Nafas Kapitalisme

Nafas Kapitalisme dan Kehancuran Bumi
Saya memulai dengan cerita sederhana. Seorang karyawan yang bekerja di kantor saya bercerita, dulu lokasi kantor ini masih berupa sawah luas membentang. Depan kantor ada jalan desa, dan sesudah itu ada sungai kecil yang kurang lebih lebarnya sekitar satu setengah meter. Setelah sungai, kembali sawah membentang.
Sungai kecil itu satu ujungnya mengarah ke jalan raya, menampung air dari sungai yang mengalir sepanjang tepian jalan raya. Pada ujung lain sungai itu bermuara langsung ke laut.
Sekarang, semua sudah jadi bangunan. Depan kantor kini melintang jalan cor-coran. Sawah membentang itu menjadi perumahan dan kompleks sekolahan. Bagaimana keadaan sungai depan kantor? Tak ada! Bahkan bekasnya tak ada. Persis di tepi jalan, tempat aliran sungai itu berdiri bangunan pabrik.
Nasib sungai di tepi jalan raya juga sama, tak berbekas. Semua jadi bangunan. Jejaknya juga tak terlihat.
Dari sudut ekonomi, kiranya hal itu lumrah saja. Dibanyak tempat juga begitu. Ada nilai ekonomis yang lebih tinggi takarannya, dibanding misalnya lahan hijau persawahan, atau hanya aliran sungai kecil. Laju ekonomi, adalah utama, dibanding lainnya, apapun itu.
Dampak kecil yang kami rasakan, lingkungan di kantor kami tak ada saluran pembuangan air. Jalan depan kantor lebih tinggi dari halaman. Jika hujan tiba, tak ada tempat lagi pembuangan air. Justru air dari jalan mengalir ke tempat kami. Saat ini, hanya kebaikan bumi saja, air ditempat kami bisa terserap.
Tapi tentu bukan kantor kami saja yang menerima dampak. Banyak rumah ditepian jalan raya itu mungkin nasibnya lebih buruk. Jalan raya, oleh usaha pembangunan berkemajuan, yang dulu posisinya rata dengan halaman rumah, kini jauh lebih tinggi. Mungkin ada yang naik lebih satu meter dibanding halaman.
Jalan raya dan pabrik itu tampak gagah dan megah. Semua sepakat itu satu indikasi kemajuan. Banyak yang mengakui itu bagian ukuran keberhasilan. Tapi benarkah?

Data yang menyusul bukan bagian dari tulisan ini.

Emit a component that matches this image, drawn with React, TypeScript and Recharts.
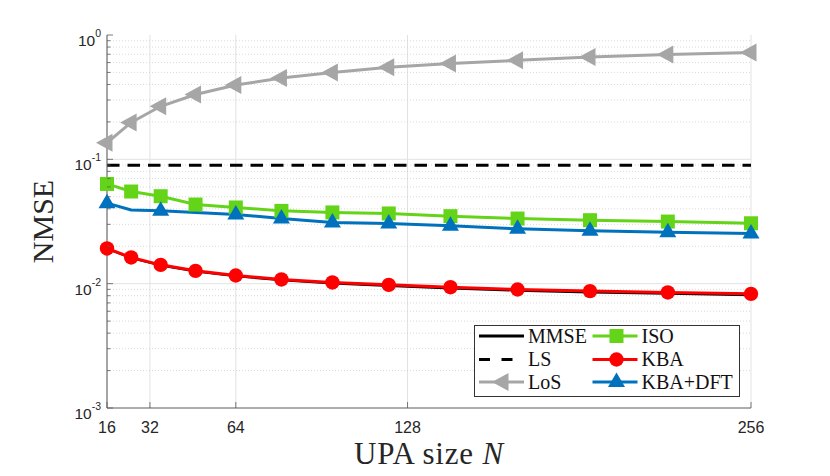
import React from 'react';
import {
  LineChart,
  Line,
  XAxis,
  YAxis,
  CartesianGrid,
  ReferenceLine,
  Legend,
} from 'recharts';

// UPA sizes (N = 4^2 ... 16^2)
const upaSizes = [16, 25, 36, 49, 64, 81, 100, 121, 144, 169, 196, 225, 256];

// NMSE per estimator
const mmseValues = [0.0191, 0.0161, 0.0140, 0.01255, 0.0115, 0.01065, 0.01005, 0.0096, 0.00918, 0.0088, 0.00852, 0.00831, 0.0081];
const lsValues = [0.0897, 0.0897, 0.0897, 0.0897, 0.0897, 0.0897, 0.0897, 0.0897, 0.0897, 0.0897, 0.0897, 0.0897, 0.0897];
const losValues = [0.136, 0.198, 0.267, 0.332, 0.396, 0.451, 0.499, 0.55, 0.591, 0.626, 0.666, 0.696, 0.722];
const isoValues = [0.0634, 0.0551, 0.0505, 0.0433, 0.041, 0.0385, 0.0374, 0.0367, 0.0349, 0.0334, 0.0324, 0.0316, 0.0306];
const kbaValues = [0.0192, 0.01625, 0.01417, 0.01268, 0.01164, 0.01081, 0.01023, 0.00978, 0.00937, 0.00898, 0.00871, 0.0085, 0.00828];
const dftValues = [0.0444, 0.0392, 0.0385, 0.0374, 0.036, 0.0334, 0.031, 0.0305, 0.0292, 0.0276, 0.0266, 0.0259, 0.0253];

// KBA+DFT markers are not drawn at every point
const dftMarkedSizes = [16, 36, 64, 81, 100, 121, 144, 169, 196, 225, 256];

// axis ticks
const xTicks = [16, 32, 64, 128, 256];
const yMajorTicks = [0.001, 0.01, 0.1, 1];
const yMinorTicks = [
  0.002, 0.003, 0.004, 0.005, 0.006, 0.007, 0.008, 0.009,
  0.02, 0.03, 0.04, 0.05, 0.06, 0.07, 0.08, 0.09,
  0.2, 0.3, 0.4, 0.5, 0.6, 0.7, 0.8, 0.9,
];
const yAllTicks = [...yMajorTicks, ...yMinorTicks].sort((a, b) => a - b);

const rows = upaSizes.map((n, i) => ({
  n,
  mmse: mmseValues[i],
  ls: lsValues[i],
  los: losValues[i],
  iso: isoValues[i],
  kba: kbaValues[i],
  dft: dftValues[i],
}));

const COLORS = {
  mmse: '#000000',
  ls: '#000000',
  los: '#A6A6A6',
  iso: '#64D419',
  kba: '#FF0000',
  dft: '#0072BD',
};

const TICK_FONT = '"Liberation Sans", Arial, sans-serif';
const SERIF_FONT = '"Liberation Serif", "Times New Roman", serif';
const AXIS_COLOR = '#5a5a5a';

type MarkerKind = 'square' | 'circle' | 'tri-up' | 'tri-left';

// triangles are placed by their centroid, like MATLAB does
const Marker = ({ kind, cx, cy, color }: { kind: MarkerKind; cx: number; cy: number; color: string }) => {
  if (cx == null || cy == null) return null;
  switch (kind) {
    case 'square':
      return <rect x={cx - 7} y={cy - 7} width={14} height={14} fill={color} />;
    case 'circle':
      return <circle cx={cx} cy={cy} r={7.2} fill={color} />;
    case 'tri-up':
      return <polygon points={`${cx},${cy - 9.5} ${cx - 8.5},${cy + 5} ${cx + 8.5},${cy + 5}`} fill={color} />;
    case 'tri-left':
      return <polygon points={`${cx - 11},${cy} ${cx + 5.5},${cy - 9} ${cx + 5.5},${cy + 9}`} fill={color} />;
  }
  return null;
};

const makeDot = (kind: MarkerKind, color: string, only?: number[]) => (props: any) => {
  const { cx, cy, index, payload } = props;
  if (only && !only.includes(payload.n)) return <g key={`d-${kind}-${index}`} />;
  return (
    <g key={`d-${kind}-${index}`}>
      <Marker kind={kind} cx={cx} cy={cy} color={color} />
    </g>
  );
};

// y ticks: inward tick marks, labels 10^k on the left side only
const YTick = (props: any) => {
  const { x, y, payload, side } = props;
  const v = payload.value;
  const major = yMajorTicks.includes(v);
  const len = major ? 6 : 3.5;
  const dir = side === 'left' ? 1 : -1;
  const exp = Math.round(Math.log10(v));
  return (
    <g>
      <line x1={x} y1={y} x2={x + dir * len} y2={y} stroke={AXIS_COLOR} strokeWidth={0.8} />
      {side === 'left' && major && (
        <text x={x - 6} y={y + 11} textAnchor="end" fill="#262626" fontFamily={TICK_FONT} fontSize={15.5}>
          <tspan>10</tspan>
          <tspan dy={-9} fontSize={10.5}>{exp}</tspan>
        </text>
      )}
    </g>
  );
};

const XTick = (props: any) => {
  const { x, y, payload, side } = props;
  const dir = side === 'bottom' ? -1 : 1;
  return (
    <g>
      <line x1={x} y1={y} x2={x} y2={y + dir * 6} stroke={AXIS_COLOR} strokeWidth={0.8} />
      {side === 'bottom' && (
        <text x={x} y={y + 25} textAnchor="middle" fill="#262626" fontFamily={TICK_FONT} fontSize={16}>
          {payload.value}
        </text>
      )}
    </g>
  );
};

const legendItems = [
  { name: 'MMSE', color: COLORS.mmse, dash: undefined, marker: null, col: 0, row: 0 },
  { name: 'LS', color: COLORS.ls, dash: '11 11.5', marker: null, col: 0, row: 1 },
  { name: 'LoS', color: COLORS.los, dash: undefined, marker: 'tri-left', col: 0, row: 2 },
  { name: 'ISO', color: COLORS.iso, dash: undefined, marker: 'square', col: 1, row: 0 },
  { name: 'KBA', color: COLORS.kba, dash: undefined, marker: 'circle', col: 1, row: 1 },
  { name: 'KBA+DFT', color: COLORS.dft, dash: undefined, marker: 'tri-up', col: 1, row: 2 },
];

const LegendBox = () => {
  const colX = [5, 118.5];
  const rowY = [11, 34.5, 57];
  return (
    <svg width={266} height={72} style={{ display: 'block' }}>
      <rect x={0.5} y={0.5} width={265} height={71} fill="#fff" stroke="#333" strokeWidth={1} />
      {legendItems.map((it) => {
        const x0 = colX[it.col];
        const y0 = rowY[it.row];
        return (
          <g key={it.name}>
            <line
              x1={x0}
              y1={y0}
              x2={x0 + 45}
              y2={y0}
              stroke={it.color}
              strokeWidth={3}
              strokeDasharray={it.dash}
            />
            {it.marker && <Marker kind={it.marker as MarkerKind} cx={x0 + 24} cy={y0} color={it.color} />}
            <text x={x0 + 49} y={y0 + 6.8} fontFamily={SERIF_FONT} fontSize={20} fill="#111">
              {it.name}
            </text>
          </g>
        );
      })}
    </svg>
  );
};

export default function App() {
  return (
    <div style={{ position: 'absolute', left: 0, top: 0, width: 830, height: 476, background: '#fff' }}>
      <LineChart width={830} height={476} data={rows} margin={{ top: 35, right: 79, bottom: 0, left: 0 }}>
        <CartesianGrid horizontal={false} stroke="#E2E2E2" strokeWidth={1} />
        {yMinorTicks.map((v) => (
          <ReferenceLine key={`minor-${v}`} y={v} stroke="#CFCFCF" strokeWidth={0.8} strokeDasharray="1 2" />
        ))}
        {yMajorTicks
          .filter((v) => v > 0.001 && v < 1)
          .map((v) => (
            <ReferenceLine key={`major-${v}`} y={v} stroke="#E2E2E2" strokeWidth={1} />
          ))}
        <XAxis
          dataKey="n"
          type="number"
          domain={[16, 256]}
          ticks={xTicks}
          interval={0}
          height={68}
          tickSize={0}
          tickMargin={0}
          tick={<XTick side="bottom" />}
          axisLine={{ stroke: AXIS_COLOR, strokeWidth: 1 }}
          label={(p: any) => {
            const vb = p.viewBox;
            return (
              <text
                x={vb.x + vb.width / 2}
                y={464}
                textAnchor="middle"
                fontFamily={SERIF_FONT}
                fontSize={31}
                letterSpacing={0.8}
                fill="#262626"
              >
                UPA size <tspan fontStyle="italic">N</tspan>
              </text>
            );
          }}
        />
        <XAxis
          xAxisId="top"
          orientation="top"
          dataKey="n"
          type="number"
          domain={[16, 256]}
          ticks={xTicks}
          interval={0}
          height={0}
          tickSize={0}
          tickMargin={0}
          tick={<XTick side="top" />}
          axisLine={{ stroke: AXIS_COLOR, strokeWidth: 1 }}
        />
        <YAxis
          scale="log"
          domain={[0.001, 1]}
          allowDataOverflow
          ticks={yAllTicks}
          interval={0}
          width={107}
          tickSize={0}
          tickMargin={0}
          tick={<YTick side="left" />}
          axisLine={{ stroke: AXIS_COLOR, strokeWidth: 1 }}
          label={(p: any) => {
            const vb = p.viewBox;
            const cy = vb.y + vb.height / 2;
            return (
              <text
                x={53}
                y={cy}
                transform={`rotate(-90, 53, ${cy})`}
                textAnchor="middle"
                fontFamily={SERIF_FONT}
                fontSize={30}
                fill="#262626"
              >
                NMSE
              </text>
            );
          }}
        />
        <YAxis
          yAxisId="r"
          orientation="right"
          scale="log"
          domain={[0.001, 1]}
          allowDataOverflow
          ticks={yAllTicks}
          interval={0}
          width={0}
          tickSize={0}
          tickMargin={0}
          tick={<YTick side="right" />}
          axisLine={{ stroke: AXIS_COLOR, strokeWidth: 1 }}
        />
        <Line dataKey="mmse" name="MMSE" stroke={COLORS.mmse} strokeWidth={2.2} dot={false} isAnimationActive={false} />
        <Line dataKey="ls" name="LS" stroke={COLORS.ls} strokeWidth={3} strokeDasharray="12.5 8" dot={false} isAnimationActive={false} />
        <Line dataKey="los" name="LoS" stroke={COLORS.los} strokeWidth={3} dot={makeDot('tri-left', COLORS.los)} isAnimationActive={false} />
        <Line dataKey="iso" name="ISO" stroke={COLORS.iso} strokeWidth={3} dot={makeDot('square', COLORS.iso)} isAnimationActive={false} />
        <Line dataKey="kba" name="KBA" stroke={COLORS.kba} strokeWidth={3} dot={makeDot('circle', COLORS.kba)} isAnimationActive={false} />
        <Line
          dataKey="dft"
          name="KBA+DFT"
          stroke={COLORS.dft}
          strokeWidth={3}
          dot={makeDot('tri-up', COLORS.dft, dftMarkedSizes)}
          isAnimationActive={false}
        />
        <Legend
          layout="vertical"
          align="center"
          verticalAlign="middle"
          wrapperStyle={{ position: 'absolute', left: 474, top: 325, width: 266, height: 72 }}
          content={() => <LegendBox />}
        />
      </LineChart>
    </div>
  );
}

Dalam skala kecil, air di tempat kami tak punya jalan keluar. Pun rumah ditepian Jalan raya itu juga mendapat berkah banjir atau genangan air justru setelah jalan diperbaiki. Pasti itu sebuah penderitaan sendiri yang mereka tak bisa bicara.
Dalam skala luas, pabrik dan jalan raya adalah bagian dari mesin industeri yang tak punya hati. Mereka terus bergerak dan bekerja siang malam hanya dengan satu tujuan: keuntungan ekonomis. Di luar itu ia buta dan tuli. Mesin industri buta huruf nasib orang dan lingkungan. Jangankan sungai kecil yang harus hilang tak berbekas, ada juta hektar lahan dan hutan dibuat tanpa jejak. Bahkan gunung bisa disulap jadi lembah demi keuntungan.
Itulah watak dan nafas kapitalisme. Keuntungan membuat perut tak pernah kenyang. Apa yang dimakan manusia kapitalis ini tak cukup nasi satu dua piring. Ia makan apa saja seperti aspal, gelondongan kayu, sampai barang-barang tambang.
Pikiran itu yang kini ada dan menjadi raja. Ia menjadi doktrin akidah yang ditanamkan pada siapa saja lewat kebijakan pembangunan, dunia pendidikan dan kampanye gaya hidup melalui media dan periklanan.
Tiba-tiba dunia mencemaskan nasibnya oleh suhu bumi, yang bukan hanya makin panas, tapi sudah mulai mendidih. Banyak pihak meramalkan akan terjadi kiamat bumi jika manusia tak bisa menahan diri. Hari ini isu lingkungan jadi isu global yang suaranya terus makin kencang.
Tapi masalahnya, kapitalisme mana peduli. Keuntungan masih segala-galanya, hingga mungkin bumi hancur dan berada di titik nadirnya. Kita berada dalam situasi itu saat ini.